Rapper Rick Ross performs onstage during "Legendz Of The Streetz" tour

Rick Ross, who dropped his latest album, Richer Than I Ever Been, spoke to HotNewHipHop in a wide-ranging interview.

During the chat, Ross reflected on the loss of Nipsey Hussle and Young Dolph and compared it to the deaths of 2Pac and Biggie. “Losing Nipsey and Dolph for this generation, I’m sure, was just as equivalent or greater to what [Notorious] B.I.G. or ‘Pac was for my generation,” Ross, who tried to sign Nipsey to Maybach Music Group, said.

Hussle was fatally shot outside of Marathon Clothing store in South Los Angeles on March 31, 2019 while Dolph was shot and killed outside of Makeda’s Homemade Butter Cookies in Memphis on November 17, 2021. Biggie and 2Pac were also both fatally shot, with the former dying at the age of 24 and the latter at the age of 25.

Elsewhere in the interview, Ross spoke about curating down his Richer Than I Ever Been from from a daunting 64 songs to a lean 12 tracks long.

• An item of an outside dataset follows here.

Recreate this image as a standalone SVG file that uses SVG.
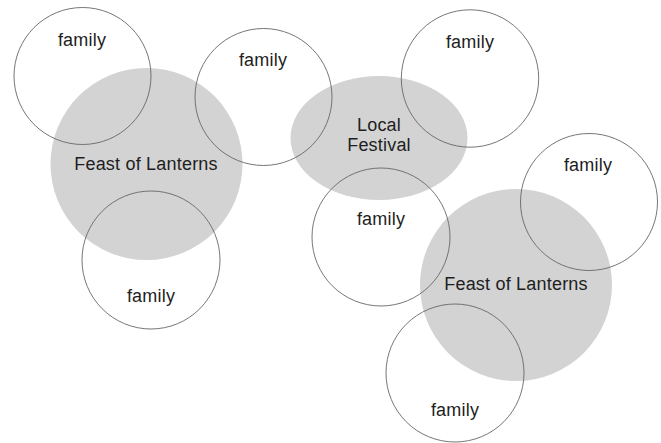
<svg xmlns="http://www.w3.org/2000/svg" width="661" height="443" viewBox="0 0 661 443">
<style>
.bg{fill:#ffffff}
.event{fill:#d3d3d3;stroke:none}
.fam{fill:none;stroke:#666666;stroke-width:0.9}
text{font-family:"Liberation Sans","Helvetica Neue",Arial,sans-serif;font-size:18px;fill:#1e1e1e;text-anchor:middle;letter-spacing:0.2px}
</style>
<rect class="bg" x="0" y="0" width="661" height="443"/>
<g id="events">
<g id="feast1"><circle class="event" cx="146.5" cy="164" r="96"/><text x="146" y="170">Feast of Lanterns</text></g>
<g id="local"><ellipse class="event" cx="379" cy="138" rx="88.5" ry="62"/><text x="379" y="131">Local</text><text x="379" y="151">Festival</text></g>
<g id="feast2"><circle class="event" cx="516" cy="285" r="96"/><text x="516" y="290">Feast of Lanterns</text></g>
</g>
<g id="families">
<g id="family1"><circle class="fam" cx="82.5" cy="76" r="68.5"/><text x="82" y="46">family</text></g>
<g id="family2"><circle class="fam" cx="263.5" cy="97" r="68.5"/><text x="263" y="66">family</text></g>
<g id="family3"><circle class="fam" cx="151" cy="260" r="69"/><text x="151" y="302">family</text></g>
<g id="family4"><circle class="fam" cx="470" cy="78.5" r="68.7"/><text x="470" y="48">family</text></g>
<g id="family5"><circle class="fam" cx="381" cy="237" r="69"/><text x="381" y="225">family</text></g>
<g id="family6"><circle class="fam" cx="589" cy="202" r="68.5"/><text x="588" y="171">family</text></g>
<g id="family7"><circle class="fam" cx="455" cy="373" r="69"/><text x="455" y="416">family</text></g>
</g>
</svg>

The standard edition of the record, which arrived in December last year, is his shortest album since 2010’s Teflon Don. Ross explained that he wanted a clean 12-song record and as a result, there’s not some of the flashy collaborations that some fans have come to expect from his projects.

“I remembered when I cut it down to 64 [songs], and I was like, ‘okay, out of these [64], I’m going to pick twelve,’” he said. “You got to understand that I got some of the biggest n***as in the game that I know, but it wasn’t about that. Let’s give them this. N***as know we could call up the big homies and blow up a f***** building in the background with Little X as the director. N***as know we could do that. That’s easy. I can do that out of my pocket; I don’t even need the label for that.

“I could fuckin’ get Spider-Man to come in and do the fucking –,” he said, mimicking Spidey’s web-slinging. “Like, the real [Spider-Man]. That’s the homie, but it ain’t about that. Let’s go back and sit down with some n***as and do ‘Rapper Estates,’ let’s do ‘The Pulitzer.’” The former of those tracks features Benny the Butcher, while “The Pulitzer” sees Rozay go over a simple but hard-hitting Timbaland beat. By contrast to some of his flashier releases, which frequently feature a glossy collab with DrakeRicher Than I Ever Been is decidedly stripped-back.

Prior to the arrival of the project, he teased songs with both Drizzy and Lil Baby, but those songs never surfaced. “I got records with the both of them, of course,” he said. “Baby did some dope ass shit. It came down to one of those things where we wanted to keep it short, let’s keep it clean, let’s give it to them just like this. Drake is great, that’s the homie. Baby is that homie, that’s the lil’ homie, and they come through, and I appreciate the way they come through for me.”

Ultimately, he said he didn’t feel “pressure” to deliver on the features front, and instead he chose to focus on making the “dopest shit” possible. “We could go and get Madonna, Kanye, click over and call—we could do that, but we need to remind them the fundamentals of what a boss is,” added Rozay.